I was asked to write up statements on a computer and put interview tapes on a spreadsheet which involved putting names and information on spreadsheets. When I was in court I was treated like an adult one person even believed I worked for the Crown Prosecution Service which made me feel very mature. I spoke to barristers and prosecutors which wore wigs and black cloaks. The judge wore a red cloak with a purple sash and a wig. The ushers wore black cloaks but now wigs. I learnt a number of things while I was on work experience such as how the court worked. How to load interview tapes on to a data vase.
Also file actioning on the computer. The first week was going well until Wednesday lunchtime, when the court was dismissed as a doctor couldn’t give evidence until the next day. I returned to have my lunch and watched some television at the same time. Sharon was off sick with flu and another supervisor called Adora came and saw me and told me that there was another court case that I could attend that afternoon and a case worker called Jeremy would collect me in an hour. I waited and waited then looked round the door of the office but could see nobody I knew.
I went back in the television room and waited. Twenty minutes later Adora came in and asked is I had been to court. I told her that Jeremy had not appeared and that I couldn’t find anyone to ask. She got very cross with me and said that I shouldn’t have stayed in the television room. I said I didn’t know what else to do. She then told me to go over to the courts and into one of the public galleries. AS it was gone four O’clock I rang my mum from my mobile and went home. I then worried all night that I would be in trouble the next day. My mum told me not to be silly as it wasn’t my fault.
She said that Adora should have checked that I was collected and probably felt guilty that’s why she shouted and got cross. It was quite interesting trying to hide from Adora the next day! The next week when I was at the Criminal Justice Unit I was working with a girl called Jo who had taken me under her wing and was really friendly to me, she told me about another lady in the office called Denise who had a problem with bad breath.

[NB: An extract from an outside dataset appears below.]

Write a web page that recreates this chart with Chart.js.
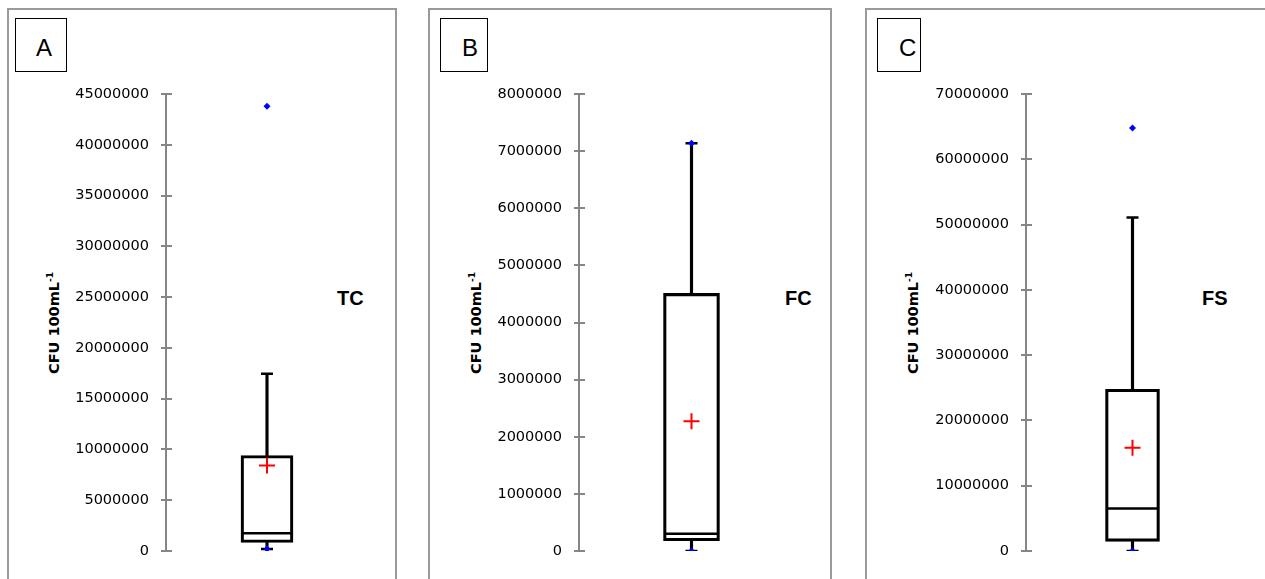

I didn’t think too much of it when I was told to work with Denise. All of a sudden I felt very sick her breath was awful.
If I said something funny she developed the worst laugh I have ever heard it was so squeaky but it made her breath worse. Also while she was laughing she had laughed so much that she had a bit of a fit really. I was so glad when I moved on to work with someone else. I was very sad when my work experience came to an end and I had to return to school. I couldn’t believe that people actually got paid for doing such an interesting job. I definitely would like to work in Law once I leave school. Maybe join the Civil service and work my way up. It was nice to be treated as an adult.